財務省傘下のシークレットサービスは省内でも特殊な存在だったが、唯一の捜査機関として独立性を保ち、他機関からの干渉や競争も少なかった。そうした環境下のシークレットサービスはエリート意識や使命感に満ちて、報酬は高くなくてもプロ意識が士気を高く保たせる面があったという。人材登用の面でも、小規模だが独立した組織であったゆえに要人警護の現場に圧倒的に存在感があり、長官も大統領警護の経験者が務めてきた。
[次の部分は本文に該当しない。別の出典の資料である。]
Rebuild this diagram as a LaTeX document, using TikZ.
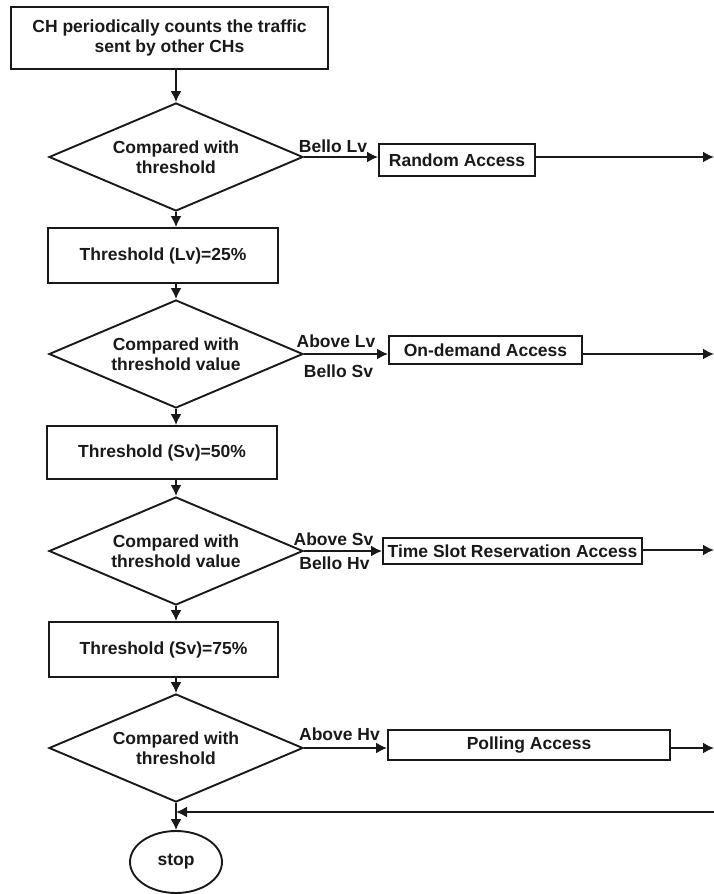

こうした財務省時代のシークレットサービスの「生態系」が国土安全保障省の傘下への移管で、大きく変わったらしい。唯一の捜査機関という特徴は消え、逆に他の関連機関との競合が起こり、省内での自機関のランク付けや主流・傍流の意識も芽生える。そこで省内の他機関より報酬が低ければ士気の維持が難しくなる恐れもあるが、厳しい歳出削減の圧力の下では報酬引き上げも難しい。人材登用も巨大な国土安全保障省傘下の組織になったため、シークレットサービスの中でも総務・人事など現場以外の発言力が強まるなどの変化が生じた可能性がある。現にピアソン長官は管理部門の経験しかない人物だったがトップに登用された。こうした一連の変化がシークレットサービスの要人警護の現場からエリート意識や使命感を奪い、士気やプロ意識を変化させることを通じて、今の警備体制が不安定になってしまっている可能性は否めない。

新長官の改革にかけるしかない

とはいえ、シークレットサービスを今さら財務省傘下に戻すわけにもいかないし、要人警護という重要な役割とはいえ国土安全保障省内でシークレットサービスだけにエリート意識を持たせるような待遇改善をすることも他機関とのバランス上困難だろう。そうであれば、可能性は限られるとはいえ、現場に自信や誇りを持たせることができる新長官を選んでシークレットサービスの新たな生態系を形成して、警備体制の立て直しが少しでも進むことに期待するしかない。侵入事件後のホワイトハウスの敷地を囲む柵を微妙に移動したように、見た目は地味で無駄のように見えても、さまざまな面でこの組織は変化に取り組む努力を続けるしかないのだろう。